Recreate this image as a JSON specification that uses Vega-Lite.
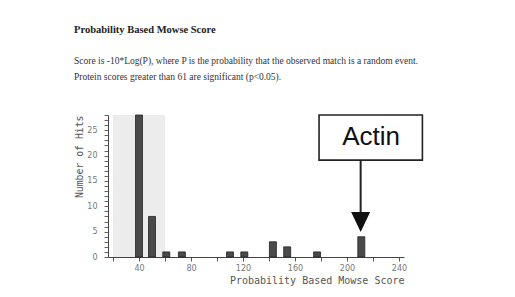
{
  "$schema": "https://vega.github.io/schema/vega-lite/v6.json",
  "autosize": "none",
  "width": 296,
  "height": 142,
  "padding": {"left": 108, "top": 115, "right": 111, "bottom": 40},
  "background": "white",
  "title": {
    "text": "Probability Based Mowse Score",
    "subtitle": ["Score is -10*Log(P), where P is the probability that the observed match is a random event.", "Protein scores greater than 61 are significant (p<0.05)."],
    "anchor": "start",
    "frame": "group",
    "dx": -34,
    "offset": 30,
    "font": "Liberation Serif",
    "fontSize": 10.5,
    "fontWeight": "bold",
    "color": "#222",
    "subtitleFont": "Liberation Serif",
    "subtitleFontSize": 9.5,
    "subtitleColor": "#333",
    "subtitleLineHeight": 16,
    "subtitlePadding": 20
  },
  "datasets": {
    "hits": [
      {"score": 40, "hits": 28},
      {"score": 50, "hits": 8},
      {"score": 61, "hits": 1},
      {"score": 73, "hits": 1},
      {"score": 110, "hits": 1},
      {"score": 121, "hits": 1},
      {"score": 143, "hits": 3},
      {"score": 154, "hits": 2},
      {"score": 177, "hits": 1},
      {"score": 211, "hits": 4}
    ],
    "shade": [{"from": 20, "to": 60, "low": 0, "high": 28}],
    "callout": [{"label": "Actin", "left": 178.5, "right": 258, "bottom": 19.1, "top": 28, "mid": 23.7, "textx": 218.5, "arrowx": 210.5, "shaftEnd": 8.5, "head": 6.9}]
  },
  "layer": [
    {
      "data": {"name": "shade"},
      "mark": {"type": "rect", "color": "#ececec"},
      "encoding": {
        "x": {"field": "from", "type": "quantitative", "scale": {"domain": [20, 240], "nice": false, "zero": false},
          "axis": {
            "values": [20, 40, 60, 80, 100, 120, 140, 160, 180, 200, 220, 240],
            "tickCount": 100,
            "format": "d",
            "labelExpr": "(datum.value / 40) == floor(datum.value / 40) ? datum.label : ''",
            "labelOverlap": false,
            "labelFlush": false,
            "labelBound": false,
            "title": "Probability Based Mowse Score",
            "titleAnchor": "end",
            "titleFont": "DejaVu Sans Mono",
            "titleFontSize": 10,
            "titleFontWeight": "normal",
            "titleColor": "#555",
            "titlePadding": 3,
            "labelFont": "DejaVu Sans",
            "labelFontSize": 8,
            "labelColor": "#777",
            "labelPadding": 3,
            "tickSize": 4,
            "tickColor": "#555",
            "domainColor": "#444",
            "grid": false
          }
        },
        "x2": {"field": "to"},
        "y": {"field": "low", "type": "quantitative", "scale": {"domain": [0, 28], "nice": false},
          "axis": {
            "values": [0, 1, 2, 3, 4, 5, 6, 7, 8, 9, 10, 11, 12, 13, 14, 15, 16, 17, 18, 19, 20, 21, 22, 23, 24, 25, 26, 27, 28],
            "tickCount": 100,
            "format": "d",
            "labelExpr": "(datum.value / 5) == floor(datum.value / 5) ? datum.label : ''",
            "labelOverlap": false,
            "labelFlush": false,
            "labelBound": false,
            "title": "Number of Hits",
            "titleAnchor": "end",
            "titleFont": "DejaVu Sans Mono",
            "titleFontSize": 9.8,
            "titleFontWeight": "normal",
            "titleColor": "#555",
            "titlePadding": 2,
            "labelFont": "DejaVu Sans",
            "labelFontSize": 8,
            "labelColor": "#777",
            "labelPadding": 7,
            "tickSize": 4,
            "tickColor": "#666",
            "domainColor": "#444",
            "grid": false
          }
        },
        "y2": {"field": "high"}
      }
    },
    {
      "data": {"name": "hits"},
      "mark": {"type": "bar", "size": 7, "fill": "#4a4a4a", "stroke": "#222", "strokeWidth": 0.8},
      "encoding": {
        "x": {"field": "score", "type": "quantitative"},
        "y": {"field": "hits", "type": "quantitative"}
      }
    },
    {
      "data": {"name": "callout"},
      "mark": {"type": "rect", "fill": "white", "stroke": "#222", "strokeWidth": 1.6, "clip": false},
      "encoding": {
        "x": {"field": "left", "type": "quantitative"},
        "x2": {"field": "right"},
        "y": {"field": "bottom", "type": "quantitative"},
        "y2": {"field": "top"}
      }
    },
    {
      "data": {"name": "callout"},
      "mark": {"type": "text", "font": "Liberation Sans", "fontSize": 26, "color": "#111", "baseline": "middle", "align": "center"},
      "encoding": {
        "x": {"field": "textx", "type": "quantitative"},
        "y": {"field": "mid", "type": "quantitative"},
        "text": {"field": "label"}
      }
    },
    {
      "data": {"name": "callout"},
      "mark": {"type": "rule", "stroke": "#222", "strokeWidth": 2},
      "encoding": {
        "x": {"field": "arrowx", "type": "quantitative"},
        "y": {"field": "bottom", "type": "quantitative"},
        "y2": {"field": "shaftEnd"}
      }
    },
    {
      "data": {"name": "callout"},
      "mark": {"type": "point", "shape": "M-0.95,-1L0.95,-1L0,1Z", "size": 400, "filled": true, "color": "#111", "opacity": 1},
      "encoding": {
        "x": {"field": "arrowx", "type": "quantitative"},
        "y": {"field": "head", "type": "quantitative"}
      }
    }
  ],
  "config": {"view": {"stroke": null}}
}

--------------------

→ **What is asked**:
Write the listing out a second time exactly, dropping all images.

→ **Reply**:
Recreate this image as a JSON specification that uses Vega-Lite.
{
  "$schema": "https://vega.github.io/schema/vega-lite/v6.json",
  "autosize": "none",
  "width": 296,
  "height": 142,
  "padding": {"left": 108, "top": 115, "right": 111, "bottom": 40},
  "background": "white",
  "title": {
    "text": "Probability Based Mowse Score",
    "subtitle": ["Score is -10*Log(P), where P is the probability that the observed match is a random event.", "Protein scores greater than 61 are significant (p<0.05)."],
    "anchor": "start",
    "frame": "group",
    "dx": -34,
    "offset": 30,
    "font": "Liberation Serif",
    "fontSize": 10.5,
    "fontWeight": "bold",
    "color": "#222",
    "subtitleFont": "Liberation Serif",
    "subtitleFontSize": 9.5,
    "subtitleColor": "#333",
    "subtitleLineHeight": 16,
    "subtitlePadding": 20
  },
  "datasets": {
    "hits": [
      {"score": 40, "hits": 28},
      {"score": 50, "hits": 8},
      {"score": 61, "hits": 1},
      {"score": 73, "hits": 1},
      {"score": 110, "hits": 1},
      {"score": 121, "hits": 1},
      {"score": 143, "hits": 3},
      {"score": 154, "hits": 2},
      {"score": 177, "hits": 1},
      {"score": 211, "hits": 4}
    ],
    "shade": [{"from": 20, "to": 60, "low": 0, "high": 28}],
    "callout": [{"label": "Actin", "left": 178.5, "right": 258, "bottom": 19.1, "top": 28, "mid": 23.7, "textx": 218.5, "arrowx": 210.5, "shaftEnd": 8.5, "head": 6.9}]
  },
  "layer": [
    {
      "data": {"name": "shade"},
      "mark": {"type": "rect", "color": "#ececec"},
      "encoding": {
        "x": {"field": "from", "type": "quantitative", "scale": {"domain": [20, 240], "nice": false, "zero": false},
          "axis": {
            "values": [20, 40, 60, 80, 100, 120, 140, 160, 180, 200, 220, 240],
            "tickCount": 100,
            "format": "d",
            "labelExpr": "(datum.value / 40) == floor(datum.value / 40) ? datum.label : ''",
            "labelOverlap": false,
            "labelFlush": false,
            "labelBound": false,
            "title": "Probability Based Mowse Score",
            "titleAnchor": "end",
            "titleFont": "DejaVu Sans Mono",
            "titleFontSize": 10,
            "titleFontWeight": "normal",
            "titleColor": "#555",
            "titlePadding": 3,
            "labelFont": "DejaVu Sans",
            "labelFontSize": 8,
            "labelColor": "#777",
            "labelPadding": 3,
            "tickSize": 4,
            "tickColor": "#555",
            "domainColor": "#444",
            "grid": false
          }
        },
        "x2": {"field": "to"},
        "y": {"field": "low", "type": "quantitative", "scale": {"domain": [0, 28], "nice": false},
          "axis": {
            "values": [0, 1, 2, 3, 4, 5, 6, 7, 8, 9, 10, 11, 12, 13, 14, 15, 16, 17, 18, 19, 20, 21, 22, 23, 24, 25, 26, 27, 28],
            "tickCount": 100,
            "format": "d",
            "labelExpr": "(datum.value / 5) == floor(datum.value / 5) ? datum.label : ''",
            "labelOverlap": false,
            "labelFlush": false,
            "labelBound": false,
            "title": "Number of Hits",
            "titleAnchor": "end",
            "titleFont": "DejaVu Sans Mono",
            "titleFontSize": 9.8,
            "titleFontWeight": "normal",
            "titleColor": "#555",
            "titlePadding": 2,
            "labelFont": "DejaVu Sans",
            "labelFontSize": 8,
            "labelColor": "#777",
            "labelPadding": 7,
            "tickSize": 4,
            "tickColor": "#666",
            "domainColor": "#444",
            "grid": false
          }
        },
        "y2": {"field": "high"}
      }
    },
    {
      "data": {"name": "hits"},
      "mark": {"type": "bar", "size": 7, "fill": "#4a4a4a", "stroke": "#222", "strokeWidth": 0.8},
      "encoding": {
        "x": {"field": "score", "type": "quantitative"},
        "y": {"field": "hits", "type": "quantitative"}
      }
    },
    {
      "data": {"name": "callout"},
      "mark": {"type": "rect", "fill": "white", "stroke": "#222", "strokeWidth": 1.6, "clip": false},
      "encoding": {
        "x": {"field": "left", "type": "quantitative"},
        "x2": {"field": "right"},
        "y": {"field": "bottom", "type": "quantitative"},
        "y2": {"field": "top"}
      }
    },
    {
      "data": {"name": "callout"},
      "mark": {"type": "text", "font": "Liberation Sans", "fontSize": 26, "color": "#111", "baseline": "middle", "align": "center"},
      "encoding": {
        "x": {"field": "textx", "type": "quantitative"},
        "y": {"field": "mid", "type": "quantitative"},
        "text": {"field": "label"}
      }
    },
    {
      "data": {"name": "callout"},
      "mark": {"type": "rule", "stroke": "#222", "strokeWidth": 2},
      "encoding": {
        "x": {"field": "arrowx", "type": "quantitative"},
        "y": {"field": "bottom", "type": "quantitative"},
        "y2": {"field": "shaftEnd"}
      }
    },
    {
      "data": {"name": "callout"},
      "mark": {"type": "point", "shape": "M-0.95,-1L0.95,-1L0,1Z", "size": 400, "filled": true, "color": "#111", "opacity": 1},
      "encoding": {
        "x": {"field": "arrowx", "type": "quantitative"},
        "y": {"field": "head", "type": "quantitative"}
      }
    }
  ],
  "config": {"view": {"stroke": null}}
}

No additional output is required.